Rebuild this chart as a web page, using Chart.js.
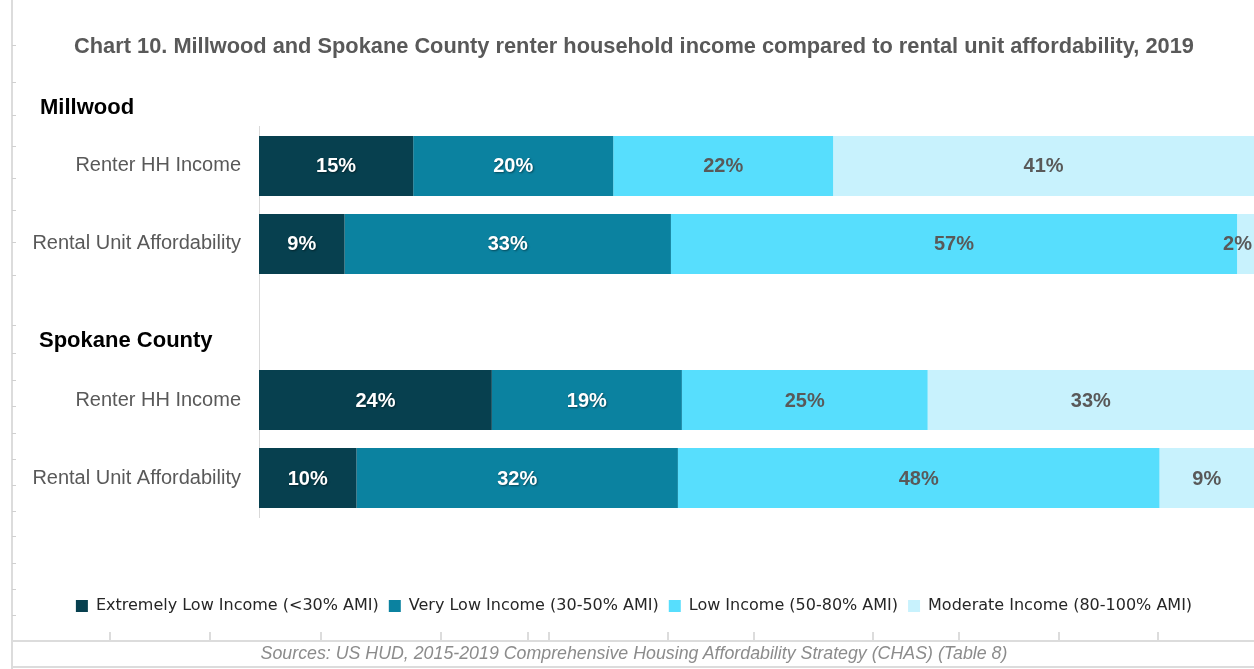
<!DOCTYPE html>
<html>
<head>
<meta charset="utf-8">
<script src="https://cdn.jsdelivr.net/npm/chart.js@4/dist/chart.umd.min.js"></script>
<style>
  html, body { margin: 0; padding: 0; background: #ffffff; }
  #wrap { position: relative; width: 1254px; height: 669px; overflow: hidden; }
  #c { position: absolute; left: 0; top: 0; }
  .vline { position: absolute; left: 11px; top: 0; width: 2px; height: 669px; background: #dcdcdc; }
  .hline { position: absolute; left: 11px; width: 1243px; height: 2px; background: #dcdcdc; }
  .btick { position: absolute; top: 632px; width: 2px; height: 9px; background: #dcdcdc; }
  .ltick { position: absolute; left: 12px; width: 4px; height: 1px; background: #d0d0d0; }
  #src { position: absolute; left: 0; width: 1268px; top: 643px; text-align: center;
         font: italic 17.8px "Liberation Sans", Arial, sans-serif; color: #8c8c8c; }
</style>
</head>
<body>
<div id="wrap">
  <div class="vline"></div>
  <div class="hline" style="top:640px"></div>
  <div class="hline" style="top:666px"></div>
  <div class="btick" style="left:109px"></div>
  <div class="btick" style="left:209px"></div>
  <div class="btick" style="left:320px"></div>
  <div class="btick" style="left:440px"></div>
  <div class="btick" style="left:527px"></div>
  <div class="btick" style="left:548px"></div>
  <div class="btick" style="left:667px"></div>
  <div class="btick" style="left:753px"></div>
  <div class="btick" style="left:872px"></div>
  <div class="btick" style="left:958px"></div>
  <div class="btick" style="left:1058px"></div>
  <div class="btick" style="left:1157px"></div>
  <div class="ltick" style="top:45px"></div>
  <div class="ltick" style="top:82px"></div>
  <div class="ltick" style="top:115px"></div>
  <div class="ltick" style="top:146px"></div>
  <div class="ltick" style="top:178px"></div>
  <div class="ltick" style="top:210px"></div>
  <div class="ltick" style="top:242px"></div>
  <div class="ltick" style="top:275px"></div>
  <div class="ltick" style="top:325px"></div>
  <div class="ltick" style="top:353px"></div>
  <div class="ltick" style="top:380px"></div>
  <div class="ltick" style="top:406px"></div>
  <div class="ltick" style="top:433px"></div>
  <div class="ltick" style="top:459px"></div>
  <div class="ltick" style="top:485px"></div>
  <div class="ltick" style="top:511px"></div>
  <div class="ltick" style="top:536px"></div>
  <div class="ltick" style="top:563px"></div>
  <div class="ltick" style="top:589px"></div>
  <div class="ltick" style="top:615px"></div>
  <canvas id="c" width="1268" height="669"></canvas>
  <div id="src">Sources: US HUD, 2015-2019 Comprehensive Housing Affordability Strategy (CHAS) (Table 8)</div>
</div>
<script>
// ---- data ----
const chartTitle = 'Chart 10. Millwood and Spokane County renter household income compared to rental unit affordability, 2019';
const categories = ['Renter HH Income', 'Rental Unit Affordability', '', 'Renter HH Income', 'Rental Unit Affordability'];
const groupNames = ['Millwood', 'Spokane County'];
const seriesNames = ['Extremely Low Income (<30% AMI)', 'Very Low Income (30-50% AMI)', 'Low Income (50-80% AMI)', 'Moderate Income (80-100% AMI)'];

// segment shares (percent)
const extremelyLow = [15.5, 8.6, null, 23.4, 9.8];
const veryLow      = [20.1, 32.8, null, 19.1, 32.3];
const low          = [22.1, 56.9, null, 24.7, 48.4];
const moderate     = [42.3, 1.7, null, 32.8, 9.5];

// data labels as printed on the bars
const extremelyLowLabels = ['15%', '9%', '', '24%', '10%'];
const veryLowLabels      = ['20%', '33%', '', '19%', '32%'];
const lowLabels          = ['22%', '57%', '', '25%', '48%'];
const moderateLabels     = ['41%', '2%', '', '33%', '9%'];

const seriesColors = ['#07404F', '#0B82A0', '#57DEFD', '#C8F2FD'];
const labelColors  = ['#FFFFFF', '#FFFFFF', '#595959', '#595959'];

const allValues = [extremelyLow, veryLow, low, moderate];
const allLabels = [extremelyLowLabels, veryLowLabels, lowLabels, moderateLabels];

const datasets = seriesNames.map((name, i) => ({
  label: name,
  data: allValues[i],
  backgroundColor: seriesColors[i],
  borderWidth: 0,
  barPercentage: 0.77,
  categoryPercentage: 1.0,
  segLabels: allLabels[i],
  segLabelColor: labelColors[i]
}));

const barLabelPlugin = {
  id: 'barLabels',
  afterDatasetsDraw(chart) {
    const ctx = chart.ctx;
    const area = chart.chartArea;
    ctx.save();
    ctx.font = 'bold 20px "Liberation Sans", Arial, sans-serif';
    ctx.textAlign = 'center';
    ctx.textBaseline = 'middle';
    chart.data.datasets.forEach((ds, di) => {
      const meta = chart.getDatasetMeta(di);
      meta.data.forEach((el, i) => {
        const txt = ds.segLabels[i];
        if (!txt) return;
        const x1 = Math.max(el.base, area.left), x2 = Math.min(el.x, area.right);
        let cx = (x1 + x2) / 2;
        const w = ctx.measureText(txt).width;
        if (cx + w / 2 > area.right - 2) cx = area.right - 2 - w / 2;
        if (ds.segLabelColor === '#FFFFFF') {
          ctx.shadowColor = 'rgba(0,0,0,0.45)';
          ctx.shadowBlur = 2;
          ctx.shadowOffsetX = 1;
          ctx.shadowOffsetY = 1;
        } else {
          ctx.shadowColor = 'rgba(0,0,0,0)';
          ctx.shadowBlur = 0;
          ctx.shadowOffsetX = 0;
          ctx.shadowOffsetY = 0;
        }
        ctx.fillStyle = ds.segLabelColor;
        ctx.fillText(txt, cx, el.y + 1);
      });
    });
    ctx.restore();
  }
};

const groupLabelPlugin = {
  id: 'groupLabels',
  afterDraw(chart) {
    const ctx = chart.ctx;
    const y = chart.scales.y;
    ctx.save();
    ctx.font = 'bold 22px "Liberation Sans", Arial, sans-serif';
    ctx.fillStyle = '#000000';
    ctx.textAlign = 'left';
    ctx.textBaseline = 'middle';
    ctx.fillText(groupNames[0], 40, chart.chartArea.top - 19);
    ctx.fillText(groupNames[1], 39, y.getPixelForValue(2) + 19);
    ctx.restore();
  }
};

new Chart(document.getElementById('c'), {
  type: 'bar',
  data: { labels: categories, datasets: datasets },
  options: {
    indexAxis: 'y',
    responsive: false,
    animation: false,
    layout: { padding: { left: 14, right: 14, top: 0, bottom: 45 } },
    scales: {
      x: {
        stacked: true,
        min: 0,
        max: 100,
        display: true,
        grid: { display: false, drawTicks: false },
        border: { display: false },
        ticks: { display: false },
        afterFit(scale) { scale.height = 71; }
      },
      y: {
        stacked: true,
        grid: { display: false, drawTicks: false },
        border: { display: true, color: '#d9d9d9', width: 1 },
        ticks: {
          padding: 18,
          color: '#595959',
          font: { family: '"Liberation Sans", Arial, sans-serif', size: 20 }
        },
        afterFit(scale) { scale.width = 245; }
      }
    },
    plugins: {
      title: {
        display: true,
        text: chartTitle,
        color: '#595959',
        font: { family: '"Liberation Sans", Arial, sans-serif', size: 21.8, weight: 'bold', lineHeight: 1.2 },
        padding: { top: 33.9, bottom: 66.9 }
      },
      legend: {
        display: true,
        position: 'bottom',
        labels: {
          boxWidth: 12,
          boxHeight: 12,
          padding: 10,
          color: '#262626',
          font: { family: '"DejaVu Sans", sans-serif', size: 16 }
        }
      },
      tooltip: { enabled: false }
    }
  },
  plugins: [barLabelPlugin, groupLabelPlugin]
});
</script>
</body>
</html>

» GIVEN EXERCISE:
Reproduce the material in full, word for word, and omit the pictures.

» OUTPUT FOR THIS TASK:
Rebuild this chart as a web page, using Chart.js.
<!DOCTYPE html>
<html>
<head>
<meta charset="utf-8">
<script src="https://cdn.jsdelivr.net/npm/chart.js@4/dist/chart.umd.min.js"></script>
<style>
  html, body { margin: 0; padding: 0; background: #ffffff; }
  #wrap { position: relative; width: 1254px; height: 669px; overflow: hidden; }
  #c { position: absolute; left: 0; top: 0; }
  .vline { position: absolute; left: 11px; top: 0; width: 2px; height: 669px; background: #dcdcdc; }
  .hline { position: absolute; left: 11px; width: 1243px; height: 2px; background: #dcdcdc; }
  .btick { position: absolute; top: 632px; width: 2px; height: 9px; background: #dcdcdc; }
  .ltick { position: absolute; left: 12px; width: 4px; height: 1px; background: #d0d0d0; }
  #src { position: absolute; left: 0; width: 1268px; top: 643px; text-align: center;
         font: italic 17.8px "Liberation Sans", Arial, sans-serif; color: #8c8c8c; }
</style>
</head>
<body>
<div id="wrap">
  <div class="vline"></div>
  <div class="hline" style="top:640px"></div>
  <div class="hline" style="top:666px"></div>
  <div class="btick" style="left:109px"></div>
  <div class="btick" style="left:209px"></div>
  <div class="btick" style="left:320px"></div>
  <div class="btick" style="left:440px"></div>
  <div class="btick" style="left:527px"></div>
  <div class="btick" style="left:548px"></div>
  <div class="btick" style="left:667px"></div>
  <div class="btick" style="left:753px"></div>
  <div class="btick" style="left:872px"></div>
  <div class="btick" style="left:958px"></div>
  <div class="btick" style="left:1058px"></div>
  <div class="btick" style="left:1157px"></div>
  <div class="ltick" style="top:45px"></div>
  <div class="ltick" style="top:82px"></div>
  <div class="ltick" style="top:115px"></div>
  <div class="ltick" style="top:146px"></div>
  <div class="ltick" style="top:178px"></div>
  <div class="ltick" style="top:210px"></div>
  <div class="ltick" style="top:242px"></div>
  <div class="ltick" style="top:275px"></div>
  <div class="ltick" style="top:325px"></div>
  <div class="ltick" style="top:353px"></div>
  <div class="ltick" style="top:380px"></div>
  <div class="ltick" style="top:406px"></div>
  <div class="ltick" style="top:433px"></div>
  <div class="ltick" style="top:459px"></div>
  <div class="ltick" style="top:485px"></div>
  <div class="ltick" style="top:511px"></div>
  <div class="ltick" style="top:536px"></div>
  <div class="ltick" style="top:563px"></div>
  <div class="ltick" style="top:589px"></div>
  <div class="ltick" style="top:615px"></div>
  <canvas id="c" width="1268" height="669"></canvas>
  <div id="src">Sources: US HUD, 2015-2019 Comprehensive Housing Affordability Strategy (CHAS) (Table 8)</div>
</div>
<script>
// ---- data ----
const chartTitle = 'Chart 10. Millwood and Spokane County renter household income compared to rental unit affordability, 2019';
const categories = ['Renter HH Income', 'Rental Unit Affordability', '', 'Renter HH Income', 'Rental Unit Affordability'];
const groupNames = ['Millwood', 'Spokane County'];
const seriesNames = ['Extremely Low Income (<30% AMI)', 'Very Low Income (30-50% AMI)', 'Low Income (50-80% AMI)', 'Moderate Income (80-100% AMI)'];

// segment shares (percent)
const extremelyLow = [15.5, 8.6, null, 23.4, 9.8];
const veryLow      = [20.1, 32.8, null, 19.1, 32.3];
const low          = [22.1, 56.9, null, 24.7, 48.4];
const moderate     = [42.3, 1.7, null, 32.8, 9.5];

// data labels as printed on the bars
const extremelyLowLabels = ['15%', '9%', '', '24%', '10%'];
const veryLowLabels      = ['20%', '33%', '', '19%', '32%'];
const lowLabels          = ['22%', '57%', '', '25%', '48%'];
const moderateLabels     = ['41%', '2%', '', '33%', '9%'];

const seriesColors = ['#07404F', '#0B82A0', '#57DEFD', '#C8F2FD'];
const labelColors  = ['#FFFFFF', '#FFFFFF', '#595959', '#595959'];

const allValues = [extremelyLow, veryLow, low, moderate];
const allLabels = [extremelyLowLabels, veryLowLabels, lowLabels, moderateLabels];

const datasets = seriesNames.map((name, i) => ({
  label: name,
  data: allValues[i],
  backgroundColor: seriesColors[i],
  borderWidth: 0,
  barPercentage: 0.77,
  categoryPercentage: 1.0,
  segLabels: allLabels[i],
  segLabelColor: labelColors[i]
}));

const barLabelPlugin = {
  id: 'barLabels',
  afterDatasetsDraw(chart) {
    const ctx = chart.ctx;
    const area = chart.chartArea;
    ctx.save();
    ctx.font = 'bold 20px "Liberation Sans", Arial, sans-serif';
    ctx.textAlign = 'center';
    ctx.textBaseline = 'middle';
    chart.data.datasets.forEach((ds, di) => {
      const meta = chart.getDatasetMeta(di);
      meta.data.forEach((el, i) => {
        const txt = ds.segLabels[i];
        if (!txt) return;
        const x1 = Math.max(el.base, area.left), x2 = Math.min(el.x, area.right);
        let cx = (x1 + x2) / 2;
        const w = ctx.measureText(txt).width;
        if (cx + w / 2 > area.right - 2) cx = area.right - 2 - w / 2;
        if (ds.segLabelColor === '#FFFFFF') {
          ctx.shadowColor = 'rgba(0,0,0,0.45)';
          ctx.shadowBlur = 2;
          ctx.shadowOffsetX = 1;
          ctx.shadowOffsetY = 1;
        } else {
          ctx.shadowColor = 'rgba(0,0,0,0)';
          ctx.shadowBlur = 0;
          ctx.shadowOffsetX = 0;
          ctx.shadowOffsetY = 0;
        }
        ctx.fillStyle = ds.segLabelColor;
        ctx.fillText(txt, cx, el.y + 1);
      });
    });
    ctx.restore();
  }
};

const groupLabelPlugin = {
  id: 'groupLabels',
  afterDraw(chart) {
    const ctx = chart.ctx;
    const y = chart.scales.y;
    ctx.save();
    ctx.font = 'bold 22px "Liberation Sans", Arial, sans-serif';
    ctx.fillStyle = '#000000';
    ctx.textAlign = 'left';
    ctx.textBaseline = 'middle';
    ctx.fillText(groupNames[0], 40, chart.chartArea.top - 19);
    ctx.fillText(groupNames[1], 39, y.getPixelForValue(2) + 19);
    ctx.restore();
  }
};

new Chart(document.getElementById('c'), {
  type: 'bar',
  data: { labels: categories, datasets: datasets },
  options: {
    indexAxis: 'y',
    responsive: false,
    animation: false,
    layout: { padding: { left: 14, right: 14, top: 0, bottom: 45 } },
    scales: {
      x: {
        stacked: true,
        min: 0,
        max: 100,
        display: true,
        grid: { display: false, drawTicks: false },
        border: { display: false },
        ticks: { display: false },
        afterFit(scale) { scale.height = 71; }
      },
      y: {
        stacked: true,
        grid: { display: false, drawTicks: false },
        border: { display: true, color: '#d9d9d9', width: 1 },
        ticks: {
          padding: 18,
          color: '#595959',
          font: { family: '"Liberation Sans", Arial, sans-serif', size: 20 }
        },
        afterFit(scale) { scale.width = 245; }
      }
    },
    plugins: {
      title: {
        display: true,
        text: chartTitle,
        color: '#595959',
        font: { family: '"Liberation Sans", Arial, sans-serif', size: 21.8, weight: 'bold', lineHeight: 1.2 },
        padding: { top: 33.9, bottom: 66.9 }
      },
      legend: {
        display: true,
        position: 'bottom',
        labels: {
          boxWidth: 12,
          boxHeight: 12,
          padding: 10,
          color: '#262626',
          font: { family: '"DejaVu Sans", sans-serif', size: 16 }
        }
      },
      tooltip: { enabled: false }
    }
  },
  plugins: [barLabelPlugin, groupLabelPlugin]
});
</script>
</body>
</html>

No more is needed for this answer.